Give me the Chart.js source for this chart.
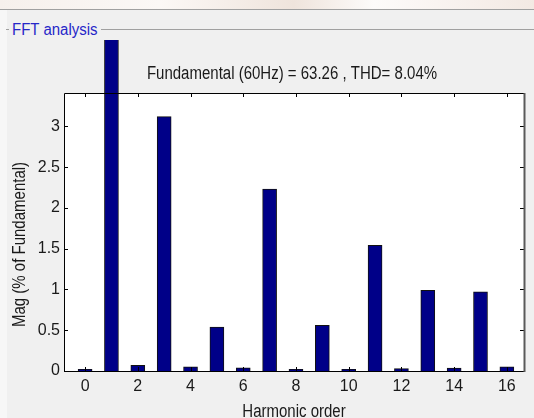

# # # #

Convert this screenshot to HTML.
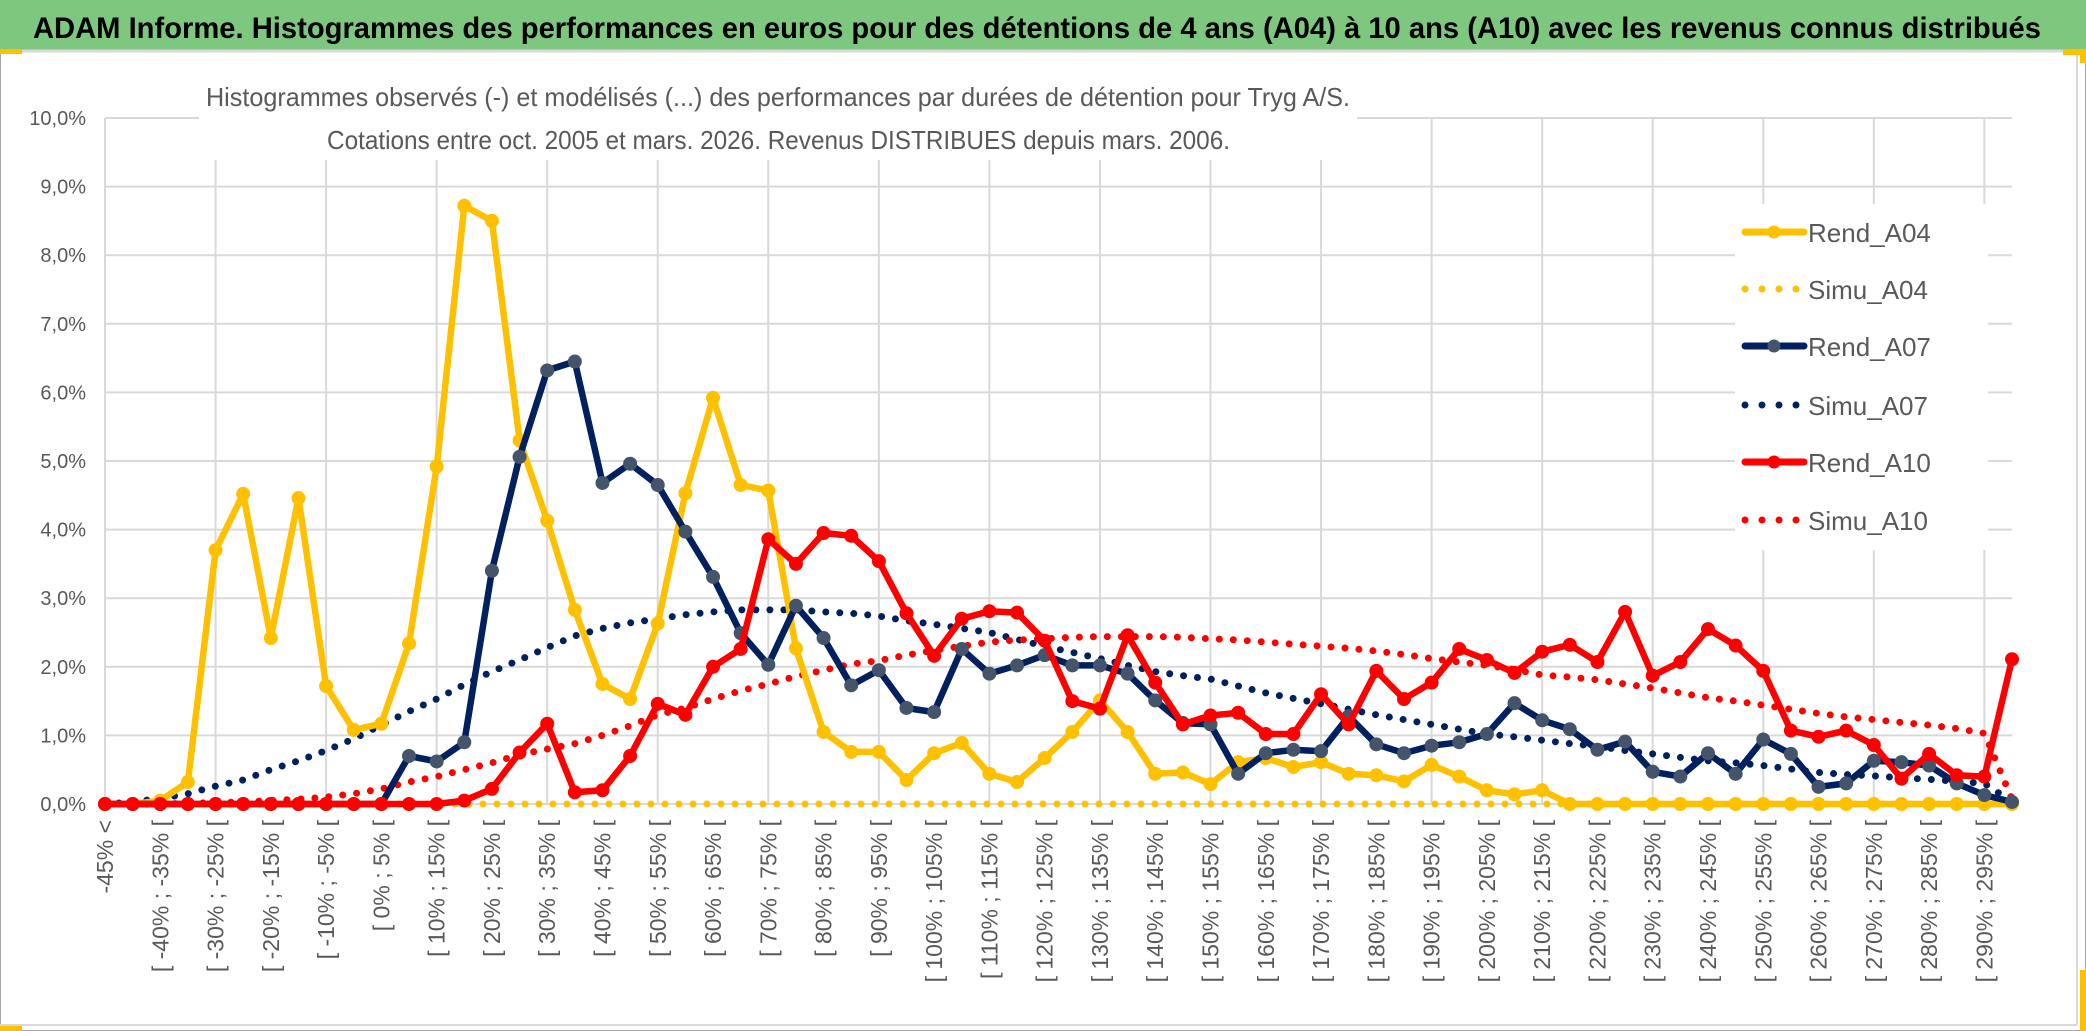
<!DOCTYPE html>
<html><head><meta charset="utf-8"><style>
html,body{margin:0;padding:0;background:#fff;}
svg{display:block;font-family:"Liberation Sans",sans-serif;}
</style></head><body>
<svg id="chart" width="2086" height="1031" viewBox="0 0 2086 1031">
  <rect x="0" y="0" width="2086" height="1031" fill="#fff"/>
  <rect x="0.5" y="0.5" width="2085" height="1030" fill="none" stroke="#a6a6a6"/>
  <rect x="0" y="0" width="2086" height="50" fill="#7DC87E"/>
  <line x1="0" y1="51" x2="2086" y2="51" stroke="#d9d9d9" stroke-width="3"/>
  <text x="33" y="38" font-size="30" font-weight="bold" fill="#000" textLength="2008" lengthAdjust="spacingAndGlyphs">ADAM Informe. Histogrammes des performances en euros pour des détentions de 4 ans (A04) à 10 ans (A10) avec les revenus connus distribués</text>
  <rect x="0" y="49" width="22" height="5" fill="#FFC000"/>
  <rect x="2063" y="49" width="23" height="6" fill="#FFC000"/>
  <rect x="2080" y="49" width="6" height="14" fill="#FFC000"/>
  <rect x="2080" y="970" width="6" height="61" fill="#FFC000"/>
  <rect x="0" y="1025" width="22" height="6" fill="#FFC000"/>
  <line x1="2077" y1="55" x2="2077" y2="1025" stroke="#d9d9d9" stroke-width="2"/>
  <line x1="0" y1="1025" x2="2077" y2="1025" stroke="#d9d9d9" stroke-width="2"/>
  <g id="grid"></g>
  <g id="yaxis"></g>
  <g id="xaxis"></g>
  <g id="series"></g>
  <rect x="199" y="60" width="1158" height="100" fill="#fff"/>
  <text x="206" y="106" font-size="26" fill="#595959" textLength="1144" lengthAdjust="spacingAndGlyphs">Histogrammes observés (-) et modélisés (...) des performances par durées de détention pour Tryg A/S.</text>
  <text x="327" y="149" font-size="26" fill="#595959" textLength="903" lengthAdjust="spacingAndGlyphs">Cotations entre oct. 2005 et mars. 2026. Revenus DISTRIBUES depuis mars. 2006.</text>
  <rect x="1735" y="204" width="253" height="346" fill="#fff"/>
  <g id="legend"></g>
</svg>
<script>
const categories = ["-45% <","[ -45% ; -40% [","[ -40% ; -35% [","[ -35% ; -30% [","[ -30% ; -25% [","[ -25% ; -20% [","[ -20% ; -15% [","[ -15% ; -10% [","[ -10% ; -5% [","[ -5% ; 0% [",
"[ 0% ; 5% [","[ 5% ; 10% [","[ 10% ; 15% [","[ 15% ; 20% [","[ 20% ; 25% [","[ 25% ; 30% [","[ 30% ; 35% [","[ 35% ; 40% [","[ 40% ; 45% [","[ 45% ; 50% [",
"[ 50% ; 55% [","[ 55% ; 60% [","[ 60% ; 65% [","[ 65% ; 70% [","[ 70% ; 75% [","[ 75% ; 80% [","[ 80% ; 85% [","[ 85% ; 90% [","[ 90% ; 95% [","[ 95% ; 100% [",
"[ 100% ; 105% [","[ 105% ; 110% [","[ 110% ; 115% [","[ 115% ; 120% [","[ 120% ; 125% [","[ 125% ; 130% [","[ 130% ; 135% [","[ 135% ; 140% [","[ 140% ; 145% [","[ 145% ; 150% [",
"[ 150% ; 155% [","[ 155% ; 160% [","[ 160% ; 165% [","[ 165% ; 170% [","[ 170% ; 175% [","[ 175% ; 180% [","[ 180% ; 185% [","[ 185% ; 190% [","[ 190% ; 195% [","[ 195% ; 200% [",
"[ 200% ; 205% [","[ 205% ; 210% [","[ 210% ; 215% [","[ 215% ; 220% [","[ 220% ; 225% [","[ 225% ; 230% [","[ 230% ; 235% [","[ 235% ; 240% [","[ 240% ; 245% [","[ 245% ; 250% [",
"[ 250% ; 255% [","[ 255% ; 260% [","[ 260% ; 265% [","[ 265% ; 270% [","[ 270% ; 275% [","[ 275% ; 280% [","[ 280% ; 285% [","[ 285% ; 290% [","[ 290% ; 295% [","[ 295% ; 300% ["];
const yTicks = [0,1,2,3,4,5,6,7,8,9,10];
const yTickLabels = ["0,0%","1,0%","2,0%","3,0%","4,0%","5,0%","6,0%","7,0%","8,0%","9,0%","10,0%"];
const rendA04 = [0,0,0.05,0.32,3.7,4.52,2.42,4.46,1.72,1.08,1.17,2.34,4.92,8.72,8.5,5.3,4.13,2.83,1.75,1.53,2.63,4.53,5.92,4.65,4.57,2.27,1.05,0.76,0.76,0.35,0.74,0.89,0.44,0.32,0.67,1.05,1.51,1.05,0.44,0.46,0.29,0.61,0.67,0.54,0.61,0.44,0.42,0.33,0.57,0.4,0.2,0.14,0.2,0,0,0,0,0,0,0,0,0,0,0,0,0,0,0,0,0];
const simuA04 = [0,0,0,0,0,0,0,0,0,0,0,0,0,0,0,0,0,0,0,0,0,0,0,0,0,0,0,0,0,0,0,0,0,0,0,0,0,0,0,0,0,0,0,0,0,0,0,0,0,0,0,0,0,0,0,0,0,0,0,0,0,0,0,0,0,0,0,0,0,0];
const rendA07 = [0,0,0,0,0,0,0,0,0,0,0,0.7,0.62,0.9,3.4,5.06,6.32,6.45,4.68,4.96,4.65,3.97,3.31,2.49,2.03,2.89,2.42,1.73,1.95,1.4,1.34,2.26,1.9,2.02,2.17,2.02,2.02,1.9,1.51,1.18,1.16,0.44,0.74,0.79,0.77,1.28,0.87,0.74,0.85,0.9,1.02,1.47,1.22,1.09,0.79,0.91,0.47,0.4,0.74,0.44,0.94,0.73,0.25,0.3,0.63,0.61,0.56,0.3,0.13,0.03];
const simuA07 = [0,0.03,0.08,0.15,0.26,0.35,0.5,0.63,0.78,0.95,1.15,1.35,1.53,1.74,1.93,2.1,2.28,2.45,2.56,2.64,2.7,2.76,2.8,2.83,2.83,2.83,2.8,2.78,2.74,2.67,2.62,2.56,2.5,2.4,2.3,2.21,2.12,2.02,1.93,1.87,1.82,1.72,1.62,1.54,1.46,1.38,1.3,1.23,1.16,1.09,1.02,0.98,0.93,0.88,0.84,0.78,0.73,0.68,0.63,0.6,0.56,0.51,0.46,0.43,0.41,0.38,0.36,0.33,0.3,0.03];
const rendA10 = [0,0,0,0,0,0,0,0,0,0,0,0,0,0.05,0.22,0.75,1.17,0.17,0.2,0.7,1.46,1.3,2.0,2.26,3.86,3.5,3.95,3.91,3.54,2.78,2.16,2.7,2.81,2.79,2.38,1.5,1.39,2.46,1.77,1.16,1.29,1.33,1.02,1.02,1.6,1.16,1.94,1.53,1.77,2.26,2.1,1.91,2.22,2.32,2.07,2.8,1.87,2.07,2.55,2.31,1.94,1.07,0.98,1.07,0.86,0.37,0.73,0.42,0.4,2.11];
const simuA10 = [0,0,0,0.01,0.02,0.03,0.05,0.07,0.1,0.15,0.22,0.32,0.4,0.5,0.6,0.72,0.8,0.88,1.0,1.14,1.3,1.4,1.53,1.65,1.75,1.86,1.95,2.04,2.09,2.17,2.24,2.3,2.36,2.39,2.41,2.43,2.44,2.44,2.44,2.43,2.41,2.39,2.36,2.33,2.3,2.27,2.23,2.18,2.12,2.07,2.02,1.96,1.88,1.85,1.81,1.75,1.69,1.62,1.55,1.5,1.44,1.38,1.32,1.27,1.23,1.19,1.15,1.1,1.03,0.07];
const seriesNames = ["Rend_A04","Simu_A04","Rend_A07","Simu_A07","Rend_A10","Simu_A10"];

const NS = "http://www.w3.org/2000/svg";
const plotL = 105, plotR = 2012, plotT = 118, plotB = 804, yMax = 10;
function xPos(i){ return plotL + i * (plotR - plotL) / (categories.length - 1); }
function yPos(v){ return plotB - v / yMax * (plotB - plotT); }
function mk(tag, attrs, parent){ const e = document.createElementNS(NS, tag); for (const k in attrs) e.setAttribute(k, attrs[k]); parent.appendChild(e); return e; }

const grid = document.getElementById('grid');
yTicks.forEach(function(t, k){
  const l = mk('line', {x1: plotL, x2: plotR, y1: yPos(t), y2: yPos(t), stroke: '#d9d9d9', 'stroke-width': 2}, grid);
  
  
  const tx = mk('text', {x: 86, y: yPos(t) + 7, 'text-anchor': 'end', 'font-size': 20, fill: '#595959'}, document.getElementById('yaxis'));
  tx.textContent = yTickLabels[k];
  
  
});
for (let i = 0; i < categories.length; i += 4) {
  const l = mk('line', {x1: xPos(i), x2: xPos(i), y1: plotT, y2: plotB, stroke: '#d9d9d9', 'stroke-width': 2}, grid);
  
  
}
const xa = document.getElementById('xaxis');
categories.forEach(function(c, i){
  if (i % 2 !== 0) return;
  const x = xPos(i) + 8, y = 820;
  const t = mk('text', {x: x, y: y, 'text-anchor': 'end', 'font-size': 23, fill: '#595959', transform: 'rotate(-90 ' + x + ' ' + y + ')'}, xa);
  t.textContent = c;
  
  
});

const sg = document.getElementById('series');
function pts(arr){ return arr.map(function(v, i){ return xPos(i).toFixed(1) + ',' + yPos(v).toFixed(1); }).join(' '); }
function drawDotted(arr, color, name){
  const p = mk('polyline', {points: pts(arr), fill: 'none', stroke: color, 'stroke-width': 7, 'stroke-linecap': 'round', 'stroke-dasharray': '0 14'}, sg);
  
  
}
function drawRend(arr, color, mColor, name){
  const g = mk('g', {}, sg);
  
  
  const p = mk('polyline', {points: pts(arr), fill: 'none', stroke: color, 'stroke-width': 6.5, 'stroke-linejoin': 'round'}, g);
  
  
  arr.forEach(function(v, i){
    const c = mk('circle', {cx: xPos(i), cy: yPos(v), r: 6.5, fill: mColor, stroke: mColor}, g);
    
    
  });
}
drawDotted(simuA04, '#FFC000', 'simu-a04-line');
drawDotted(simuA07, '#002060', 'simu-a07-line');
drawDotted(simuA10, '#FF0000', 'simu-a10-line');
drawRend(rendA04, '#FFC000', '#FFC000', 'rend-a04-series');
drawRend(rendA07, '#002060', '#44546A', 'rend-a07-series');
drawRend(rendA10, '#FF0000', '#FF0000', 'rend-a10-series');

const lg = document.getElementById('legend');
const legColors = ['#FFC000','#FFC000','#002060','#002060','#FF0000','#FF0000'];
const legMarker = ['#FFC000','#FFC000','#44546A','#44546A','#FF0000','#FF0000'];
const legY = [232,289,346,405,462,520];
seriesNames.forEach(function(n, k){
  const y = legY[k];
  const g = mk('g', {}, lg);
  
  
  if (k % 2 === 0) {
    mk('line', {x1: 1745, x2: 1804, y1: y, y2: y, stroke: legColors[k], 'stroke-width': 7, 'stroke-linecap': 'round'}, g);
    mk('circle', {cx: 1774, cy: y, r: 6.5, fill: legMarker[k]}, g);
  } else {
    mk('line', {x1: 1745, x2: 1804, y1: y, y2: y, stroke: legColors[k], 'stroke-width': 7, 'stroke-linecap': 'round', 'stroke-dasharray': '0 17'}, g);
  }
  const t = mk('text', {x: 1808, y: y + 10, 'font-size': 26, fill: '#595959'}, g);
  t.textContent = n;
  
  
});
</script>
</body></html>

# # # #

▸ Your task
Find and copy each line above that includes the string "this".

▸ Correct response
Give me the Chart.js source for this chart.
Convert this screenshot to HTML.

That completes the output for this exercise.